The sun is coming through the blinds and she can tell it’s morning. Her head hurts. She lays there trying to open her eyes until eventually she is staring at the ceiling of this room that has become her solace. It is a wreck with stored boxes of an old life scattered everywhere and a bed tucked in the corner. She blends in with the chaos which feels safe in some way. Now, her only struggle is to remember what happened last night. She looks to the night table and there sits her favorite wine glass, empty, the remnants of red in the bottom. It starts to come back to her as she turns away from the table and sees the two empty bottles beside her, the sun reflecting off the deep color of the glass. It’s as if the bottles she just bought yesterday hold her story inside. Or maybe they did; this morning, they are empty, exactly the way she feels.

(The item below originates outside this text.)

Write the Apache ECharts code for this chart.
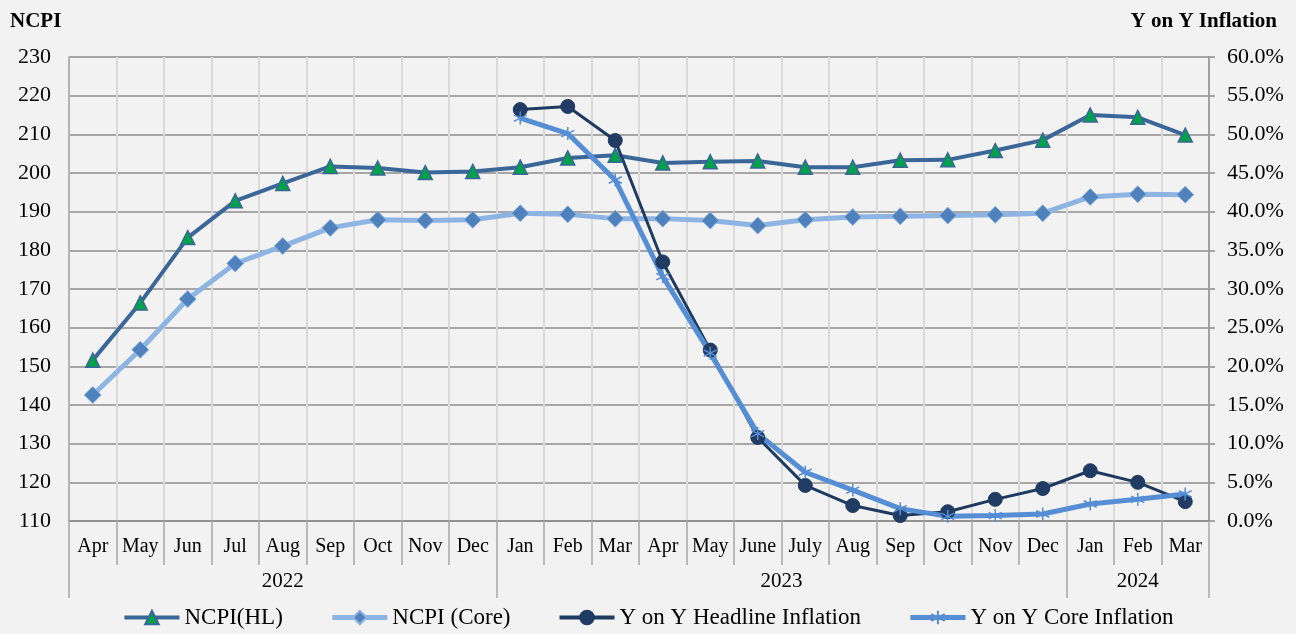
<!DOCTYPE html>
<html><head><meta charset="utf-8">
<script src="https://cdn.jsdelivr.net/npm/echarts@6/dist/echarts.min.js"></script>
<style>html,body{margin:0;padding:0;background:#f2f2f2}#c{width:1296px;height:634px}</style>
</head><body><div id="c"></div>
<script>
const months = ['Apr','May','Jun','Jul','Aug','Sep','Oct','Nov','Dec','Jan','Feb','Mar','Apr','May','June','July','Aug','Sep','Oct','Nov','Dec','Jan','Feb','Mar'];
const years = [{name:'2022', start:0, end:9},{name:'2023', start:9, end:21},{name:'2024', start:21, end:24}];
const ncpiHL = [151.6,166.4,183.3,192.8,197.3,201.7,201.3,200.1,200.4,201.5,203.9,204.6,202.6,202.9,203.1,201.5,201.5,203.3,203.4,205.8,208.5,215.0,214.4,209.8];
const ncpiCore = [142.6,154.3,167.4,176.6,181.1,185.8,187.9,187.7,187.9,189.6,189.3,188.2,188.2,187.7,186.4,187.9,188.6,188.8,189.0,189.2,189.6,193.8,194.5,194.4];
const yoyHeadline = [null,null,null,null,null,null,null,null,null,53.2,53.6,49.2,33.5,22.1,10.8,4.6,2.0,0.7,1.2,2.8,4.2,6.5,5.0,2.5];
const yoyCore = [null,null,null,null,null,null,null,null,null,52.1,50.1,44.1,31.6,21.7,11.3,6.3,4.0,1.6,0.6,0.7,0.9,2.2,2.8,3.5];
const leftTicks = {min:110, max:230, interval:10};
const rightTicks = {min:0, max:60, interval:5};

const FONT = 'Liberation Serif';
const asterisk = 'path://M50,0L50,100M7,25L93,75M7,75L93,25';
const chart = echarts.init(document.getElementById('c'));
const yearBoundaries = [0].concat(years.map(y=>y.end));
const yearCenters = years.map(y=>(y.start+y.end)/2);
const C = {hl:'#3b6698', core:'#8db4e3', head:'#1f3a60', cinf:'#558ed5'};
chart.setOption({
  backgroundColor:'#f2f2f2',
  animation:false,
  textStyle:{fontFamily:FONT},
  title:[
    {text:'NCPI', left:5, top:6, textStyle:{fontFamily:FONT,fontWeight:'bold',fontSize:21,color:'#000'}},
    {text:'Y on Y Inflation', right:14, top:6, textStyle:{fontFamily:FONT,fontWeight:'bold',fontSize:21,color:'#000'}}
  ],
  grid:{left:69, right:87, top:57, bottom:113, containLabel:false},
  legend:{
    top:601, left:'center', itemWidth:55, itemHeight:17, itemGap:47,
    textStyle:{fontFamily:FONT,fontSize:23,color:'#000'},
    data:[
      {name:'NCPI(HL)', lineStyle:{width:4}},
      {name:'NCPI (Core)', lineStyle:{width:5}},
      {name:'Y on Y Headline Inflation', lineStyle:{width:4}},
      {name:'Y on Y Core Inflation', lineStyle:{width:5}}
    ]
  },
  xAxis:[
    {type:'category', data:months, boundaryGap:true, position:'bottom',
     axisLine:{show:true, lineStyle:{color:'#8c8c8c', width:1.5}},
     axisTick:{show:true, length:44, lineStyle:{color:'#a6a6a6', width:1.5}},
     axisLabel:{color:'#000', margin:16, interval:0, hideOverlap:false,
       formatter:'{m|{value}}', rich:{m:{fontFamily:FONT, fontSize:20, color:'#000'}}},
     splitLine:{show:true, lineStyle:{color:'#d9d9d9', width:2}}},
    {type:'value', min:0, max:months.length, position:'bottom',
     axisLine:{show:false},
     axisTick:{show:true, customValues:yearBoundaries, length:77, lineStyle:{color:'#a6a6a6', width:1.5}},
     axisLabel:{show:true, customValues:yearCenters, color:'#000', margin:50,
       formatter:(v)=>{const y=years.find(t=>(t.start+t.end)/2===v); return y?'{y|'+y.name+'}':'';},
       rich:{y:{fontFamily:FONT, fontSize:21, color:'#000'}}},
     splitLine:{show:false}}
  ],
  yAxis:[
    {type:'value', min:leftTicks.min, max:leftTicks.max, interval:leftTicks.interval, position:'left',
     axisLine:{show:true, lineStyle:{color:'#a6a6a6', width:1.5}},
     axisTick:{show:false},
     axisLabel:{fontFamily:FONT, fontSize:22, color:'#000', margin:18},
     splitLine:{show:true, lineStyle:{color:'#8c8c8c', width:1.5}}},
    {type:'value', min:rightTicks.min, max:rightTicks.max, interval:rightTicks.interval, position:'right',
     axisLine:{show:true, lineStyle:{color:'#8c8c8c', width:1.5}},
     axisTick:{show:true, length:6, lineStyle:{color:'#8c8c8c', width:1.5}},
     axisLabel:{fontFamily:FONT, fontSize:22, color:'#000', margin:18, formatter:(v)=>v.toFixed(1)+'%'},
     splitLine:{show:false}}
  ],
  series:[
    {name:'NCPI(HL)', type:'line', data:ncpiHL, yAxisIndex:0, symbol:'triangle', symbolSize:14,
     lineStyle:{color:C.hl, width:4}, itemStyle:{color:'#00a14b', borderColor:C.hl, borderWidth:1.5}},
    {name:'NCPI (Core)', type:'line', data:ncpiCore, yAxisIndex:0, symbol:'diamond', symbolSize:17,
     lineStyle:{color:C.core, width:5}, itemStyle:{color:'#4f81bd', borderColor:C.core, borderWidth:1}},
    {name:'Y on Y Headline Inflation', type:'line', data:yoyHeadline, yAxisIndex:1, symbol:'circle', symbolSize:14,
     lineStyle:{color:C.head, width:3}, itemStyle:{color:'#203c64', borderColor:C.head, borderWidth:1}},
    {name:'Y on Y Core Inflation', type:'line', data:yoyCore, yAxisIndex:1, symbol:asterisk, symbolSize:13,
     lineStyle:{color:C.cinf, width:5}, itemStyle:{color:C.cinf, borderColor:C.cinf, borderWidth:1.5}}
  ]
});
</script></body></html>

These mornings are becoming all too familiar. Routine almost. The only difference in now and weeks ago is that the wine doesn’t bring tears anymore. Instead, it brings nothing but an emptiness that the wine can’t fill. As she finally sits on the side of the bed, she almost welcomes the headache that is there. In some ways it feels deserving and it keeps her mind off the deafening silence that surrounds her as much as the walls suffocating the life out of her. She thinks about her day and how she can’t wait to get back here tonight, the only place she knows to escape. More bottles, more stories, more sleep. All she needs is sleep.
She opens the door and enters the hallway, the start of a new morning. One day she hopes to love opening that door.
I started to share this as just a very short story. And it is except it’s part of a much longer story I hope to share as I continue to unravel how I got there and how I got here. #beforeduringhappilyeverafter

Tracey, I can’t wait to read more. You are a remarkable writer.
Aww, thank you, Marty. I appreciate that.